Anomaly detection by Clustering

To do this we used a technique called clustering. This blog will not go into many details of exactly how the clustering works, some SIEMs such as Splunk have built in functions to allow this kind of processing to be done with minimal effort. Clustering involves taking multiple features of an object, in this case the configurations of the pod, and grouping the objects so that the objects with similar features are in the same group. The easiest way of describing clustering and how we can find anomalies is through visualising it.

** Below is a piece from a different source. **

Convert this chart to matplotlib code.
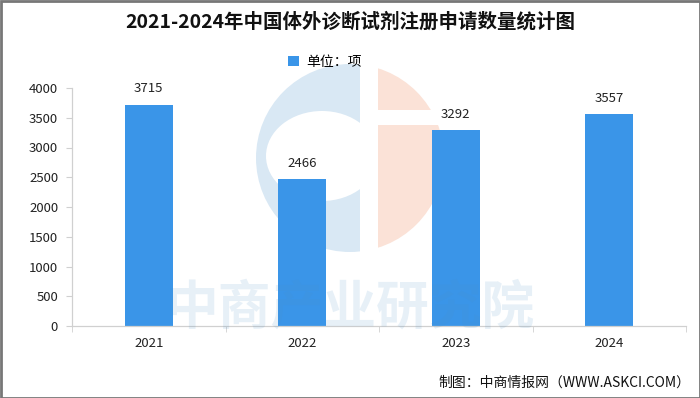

The diagram shows a set of objects that are split into clusters based on their 2 features. It’s trivial to see 2 large groups of points, cluster 1 and cluster 2, that have been grouped based on feature similarity. The assumption would be that any object in these clusters are normal. The anomaly is the red triangle, since its features do not follow the pattern of the other objects and therefore would be worth further investigation.

Feature Extraction

The important part is choosing the right features to cluster on. We want to identify features of pod creation that remain consistent during normal activity (e.g., the user creating the pod and the registry of the container image) since changes in these would indicate suspicious behaviour. Also, we want to identify settings that could allow some form of privilege escalation, changes in these settings could indicate a malicious pod being created. For this we consulted our internal containerisation team and the list of the features decided upon can be found in the table below. Also included is the json path to find these field in the audit log.

Feature Description JSON path in audit log
Image Registry Registry the container image is stored. Effective when using a custom container registry requestObject.spec.container.image
User User sending the request. Effective when a subset of users create pods user.username
Privilege Container When enabled, privileged containers have access to all devices on the host requestObject.spec.container.securityContext.privileged
Mounted Volumes Indicates which directories on the host the container has access to. Mounting /host gives access to all files on host requestObject.spec.container.volumeMounts.mountPaths
HostNetwork When enabled container has access to any service running on localhost on the host requestObject.spec.container.HostNetwork
HostIPC When enabled container share IPC namespace. Allows inter-process communication with process on host requestObject.spec.container.HostIPC
HostPID When enabled containers share the PID namespace on the host. Allows for process listing of the host requestObject.spec.container.HostPID

Bringing it all together

Splunk contains a cluster command which is perfect for this use case. By creating a single string of the features delimited by a character of our choice, we can assign all pod creation events to a cluster. The exact time period to run the command over is subject to a trade-off between performance of the detection and performance of the query. The longer the lookback, the less chance of false positives, but the longer the time the query takes to run. After some trial and error, we found 14 days was a good middle ground but could be increased up to 30 days for smaller environments.

Once the cluster command has run, we can look for any events assigned to a cluster where the overall size of the cluster is relatively small. These will be events that are sufficiently different from the rest that we will want to flag them as suspicious and have an analyst investigate further.

Conclusions

So to wrap things up, the use of Kubernetes is increasing so therefore detection engineering of this technology becomes an important problem to tackle. Kubernetes Audit logs allow us to tackle this as they are a great source of events within the Kubernetes cluster and importantly are consistent across all platforms that run a Kubernetes cluster. A good detection engineering strategy has multiple layers and includes a variety of detections based on signatures, behaviours, and anomalies. In particular for Kubernetes, we want to be focusing our efforts on abuse of privileges and the creation of pods. There are multiple approaches to doing this, a few of which we have introduced in this post.